DECATUR, GA – In a program on May 4 at the DeKalb County Sheriff’s Office, some 65 leaders of local faith-based institutions met to share prayers for peace and harmony within the community and in the lives of the DeKalb County Jail’s more than1,600 inmates.
The event commemorated National Day of Prayer, an annual observance created in 1952 and signed into law in 1988.
DeKalb County Sheriff Melody M. Maddox, with agency Chaplain Pastor Quincy Lavelle Carswell II and 12 members of the jail’s chaplaincy program, welcomed a litany of prayers by Imam Furqam Muhammad, Rabbi Yonatan Hambourger, Father Robbie Cotta, and Overseer G. I. Adams.
“We need your prayers now more than ever,” Sheriff Maddox told the faith community. “And we need your continued advocacy and support for what we do in today’s environment of new challenges for law enforcement.”

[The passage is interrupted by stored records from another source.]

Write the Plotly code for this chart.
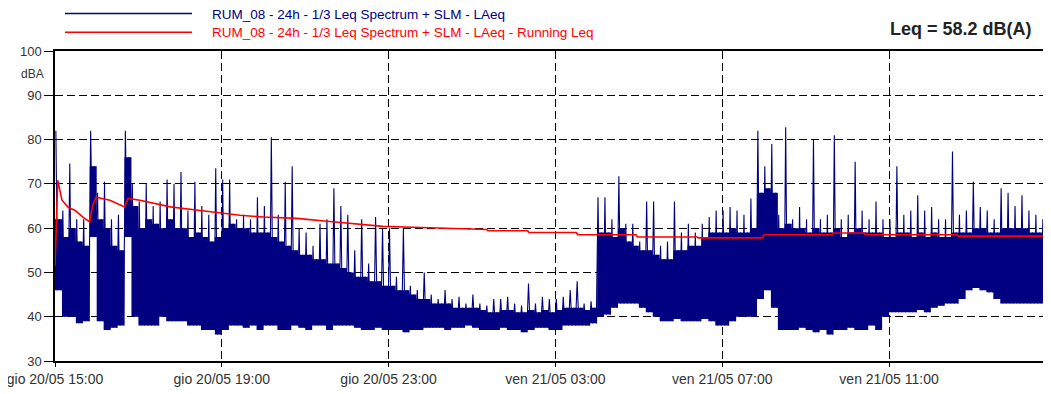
import pandas as pd
import plotly.graph_objects as go

# ---- data (10-minute bins from 20/05 15:00) ----
series_name = "RUM_08 - 24h - 1/3 Leq Spectrum + SLM - LAeq"
running_name = "RUM_08 - 24h - 1/3 Leq Spectrum + SLM - LAeq - Running Leq"
leq_total = 58.2

# peak level per bin (dBA)
laeq_peak = [
    82, 64, 74.6, 62, 62, 82,
    68, 70.5, 62, 63, 82, 70,
    66, 70, 65, 66, 71, 70,
    72.7, 64, 70.5, 65, 63, 73.5,
    71, 71, 62, 63, 62, 67,
    65, 80.5, 63, 70.5, 74, 60,
    59, 56, 61, 62, 69, 65,
    63, 55, 62, 52, 62.5, 60,
    60, 49, 60, 47, 46, 50,
    45, 44, 46, 44, 44.5, 43,
    45, 43, 42.5, 44, 44, 44.5,
    43, 42.5, 47.5, 43, 44.5, 44,
    44, 44.5, 46, 48, 43, 43.5,
    67, 67, 62, 71.7, 61, 61,
    57, 66, 66, 56, 57, 66,
    59, 61, 59, 61, 62.5, 64,
    64, 64.8, 64, 63, 66.7, 82,
    74, 79, 63, 82.8, 62, 64.8,
    62, 80, 62, 63, 81, 62,
    63, 75, 64, 62, 66, 62,
    62, 74, 63, 64, 67.4, 64,
    64.8, 62, 62, 77.3, 63, 64,
    70.5, 64.8, 64, 62, 69, 68,
    65, 67.4, 64, 63, 62, 62,
]
# upper edge of the dense band per bin (dBA)
laeq_top = [
    62, 58, 60, 57, 56, 74,
    62, 60, 56, 55, 76, 65,
    60, 62, 61, 60, 62, 60,
    60, 58, 59, 58, 57, 58,
    60, 61, 60, 60, 59, 59,
    59, 58, 57, 56, 55, 54,
    54, 53, 53, 52, 52, 51,
    50, 49, 49, 48, 48, 47,
    47, 46, 46, 45, 44, 44,
    43, 43, 43, 42, 42, 42,
    42, 41.5, 41, 41, 41.5, 41.5,
    41, 41, 41.5, 41, 41.5, 41,
    41.5, 42, 42, 42, 41.5, 42,
    59, 59, 58, 60, 57, 56,
    55, 55, 54, 53, 53, 55,
    55, 56, 56, 58, 59, 59,
    59, 60, 59, 59, 60, 68,
    69, 68, 60, 61, 60, 60,
    59, 60, 59, 59, 60, 58,
    59, 60, 59, 59, 59, 58,
    58, 59, 59, 58, 59, 58,
    59, 58, 58, 59, 59, 59,
    60, 60, 59, 59, 60, 60,
    60, 60, 59, 59, 59, 59,
]
# lowest level per bin (dBA)
laeq_low = [
    46, 40, 40, 38.5, 39, 58,
    39, 37, 37.5, 38, 58, 40,
    38, 38, 38, 40, 39, 39,
    39, 38, 38, 37, 37, 36,
    37, 38, 38, 37.5, 38, 37,
    38, 38, 37, 37, 38, 37.5,
    37, 38, 38, 37, 38, 38,
    38, 37.5, 37, 37, 37.5, 37,
    37, 37, 36.5, 37, 37, 37.5,
    37.5, 37.5, 37, 37.5, 37.5, 38,
    37.5, 37, 37, 37, 37.5, 37,
    37, 36.5, 37, 37.5, 37.5, 37,
    37, 38, 38, 38, 38, 38.5,
    40, 40.5, 42, 43, 43, 43,
    42, 41, 40, 39, 39, 39.5,
    39, 39, 39, 39.5, 39, 38,
    38, 39, 40, 40, 40, 44,
    46, 42, 37, 37, 37, 37.5,
    37, 36.5, 37, 36, 37, 37,
    37.5, 37, 37, 38, 37, 40,
    41, 41, 41, 41, 41.5, 41,
    42, 42.5, 43, 43, 44, 46,
    46.5, 46, 45.5, 44, 43, 43,
    43, 43, 43, 43, 43, 44,
]

# running Leq: minutes after 15:00 and value
running_min = [0, 1.5, 4, 10, 19, 29, 40, 50, 54, 59, 79, 100, 105, 122, 166, 209,
               266, 300, 348, 395, 434, 472, 515, 568, 583, 621, 623, 680, 682,
               750, 752, 836, 838, 924, 926, 1018, 1020, 1118, 1120, 1164, 1166,
               1298, 1300, 1433]
running_db = [51.5, 60, 70.8, 66.3, 64.7, 64.0, 62.5, 61.4, 65, 67.0, 66.3, 64.8, 66.7, 66.3, 64.8, 64.0,
              62.9, 62.5, 62.2, 61.5, 60.9, 60.4, 60.2, 60.0, 59.8, 59.7, 59.4, 59.4, 59.0,
              59.0, 58.5, 58.5, 58.0, 58.0, 57.8, 57.8, 58.5, 58.5, 58.9, 58.9, 58.5,
              58.5, 58.2, 58.2]

tick_times = ["2021-05-20 15:00", "2021-05-20 19:00", "2021-05-20 23:00",
              "2021-05-21 03:00", "2021-05-21 07:00", "2021-05-21 11:00"]
tick_text = ["gio 20/05 15:00", "gio 20/05 19:00", "gio 20/05 23:00",
             "ven 21/05 03:00", "ven 21/05 07:00", "ven 21/05 11:00"]

# ---- build ----
start = pd.Timestamp("2021-05-20 15:00")
bin_len = 10
n = len(laeq_low)
bin_x = [start + pd.Timedelta(minutes=bin_len * i) for i in range(n)]

# trace through each bin: peak -> low -> band top -> low
zz_x, zz_y = [], []
for i in range(n):
    for frac, val in ((0.125, laeq_peak[i]), (0.375, laeq_low[i]),
                      (0.625, laeq_top[i]), (0.875, laeq_low[i])):
        zz_x.append(start + pd.Timedelta(minutes=bin_len * (i + frac)))
        zz_y.append(val)

run_x = [start + pd.Timedelta(minutes=m) for m in running_min]

NAVY = "#000080"
RED = "#ff0000"
FONT = "Liberation Sans, Arial, sans-serif"

fig = go.Figure()
fig.add_trace(go.Scatter(x=bin_x, y=laeq_low, mode="lines", line=dict(width=0, color=NAVY, shape="hv"),
                         showlegend=False, hoverinfo="skip"))
fig.add_trace(go.Scatter(x=bin_x, y=laeq_top, mode="lines", line=dict(width=0, color=NAVY, shape="hv"),
                         fill="tonexty", fillcolor=NAVY, showlegend=False, hoverinfo="skip"))
fig.add_trace(go.Scatter(x=zz_x, y=zz_y, mode="lines", line=dict(width=1.1, color=NAVY),
                         name=series_name, showlegend=False))
fig.add_trace(go.Scatter(x=run_x, y=running_db, mode="lines", line=dict(width=1.6, color=RED),
                         name=running_name, showlegend=False))

# page has an 8px body margin: figure starts at page (8, 8)
OFF = 8
PAGE_W, PAGE_H = 1051, 394
PL, PR, PT, PB = 55, 1051, 51, 361   # plot area in page pixels
W, H = PAGE_W - OFF, PAGE_H - OFF
L, T = PL - OFF, PT - OFF
R, B = PAGE_W - PR, PAGE_H - PB
pw, ph = PR - PL, PB - PT

def px(X):
    return (X - PL) / pw

def py(Y):
    return (PB - Y) / ph

shapes = [
    dict(type="line", xref="paper", yref="paper", x0=px(65), x1=px(192), y0=py(13.5), y1=py(13.5),
         line=dict(color=NAVY, width=1.5)),
    dict(type="line", xref="paper", yref="paper", x0=px(65), x1=px(192), y0=py(32.3), y1=py(32.3),
         line=dict(color=RED, width=1.5)),
]
annotations = [
    dict(xref="paper", yref="paper", x=px(210), y=py(14.5), text=series_name, showarrow=False,
         xanchor="left", yanchor="middle", font=dict(family=FONT, size=13.5, color=NAVY)),
    dict(xref="paper", yref="paper", x=px(210), y=py(32), text=running_name, showarrow=False,
         xanchor="left", yanchor="middle", font=dict(family=FONT, size=13.5, color=RED)),
    dict(xref="paper", yref="paper", x=px(1034), y=py(29), text=f"<b>Leq = {leq_total} dB(A)</b>",
         showarrow=False, xanchor="right", yanchor="middle",
         font=dict(family=FONT, size=18, color="#222222")),
    dict(xref="paper", yref="paper", x=px(46), y=py(74), text="dBA", showarrow=False,
         xanchor="right", yanchor="middle", font=dict(family=FONT, size=12, color="#333333")),
]

fig.update_layout(
    width=W, height=H,
    margin=dict(l=L, r=R, t=T, b=B, pad=0, autoexpand=False),
    paper_bgcolor="white", plot_bgcolor="white",
    shapes=shapes, annotations=annotations,
    showlegend=False,
    font=dict(family=FONT, color="#333333"),
)
fig.update_xaxes(
    type="date",
    range=[start, start + pd.Timedelta(minutes=1433)],
    tickvals=tick_times, ticktext=tick_text,
    tickfont=dict(size=14, color="#333333"),
    ticklabeloverflow="allow",
    showgrid=True, gridcolor="black", gridwidth=1, griddash="8px,4px",
    showline=True, linecolor="black", linewidth=1.5, mirror=True,
    ticks="outside", ticklen=4, tickcolor="black",
    zeroline=False,
)
fig.update_yaxes(
    range=[30, 100], dtick=10, tick0=30,
    tickfont=dict(size=13, color="#333333"),
    showgrid=True, gridcolor="black", gridwidth=1, griddash="8px,4px",
    showline=True, linecolor="black", linewidth=1.5, mirror=False,
    ticks="outside", ticklen=9, tickcolor="black",
    zeroline=False,
)

fig.write_html("out.html")
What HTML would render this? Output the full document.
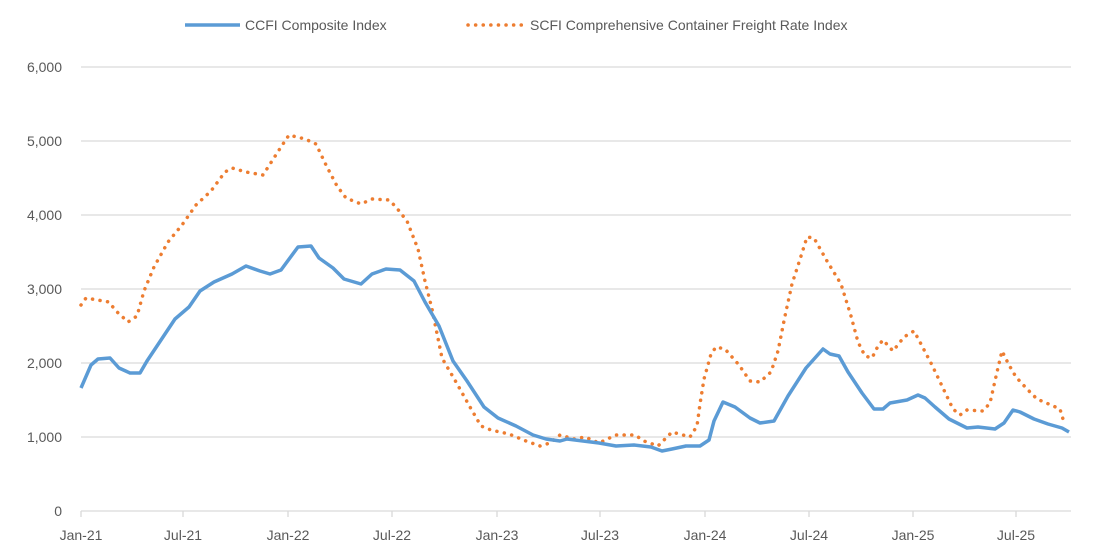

For more than 20 years, the all-volunteer chaplaincy program has provided faith-based support services to individuals in custody at the adult detention center, and to agency staff. Inmates can express interest in chaplaincy services and specify their religious beliefs on arrival or at any time after booking. Chaplains conduct group and individual worship services, distribute study materials, manage death notifications and other emergencies, and provide grief counseling.
To conclude the National Day of Prayer observance, the sheriff’s office allowed chaplains to conduct the first on-site group worship services for inmates at the DeKalb County Jail since the facility suspended public access during the pandemic.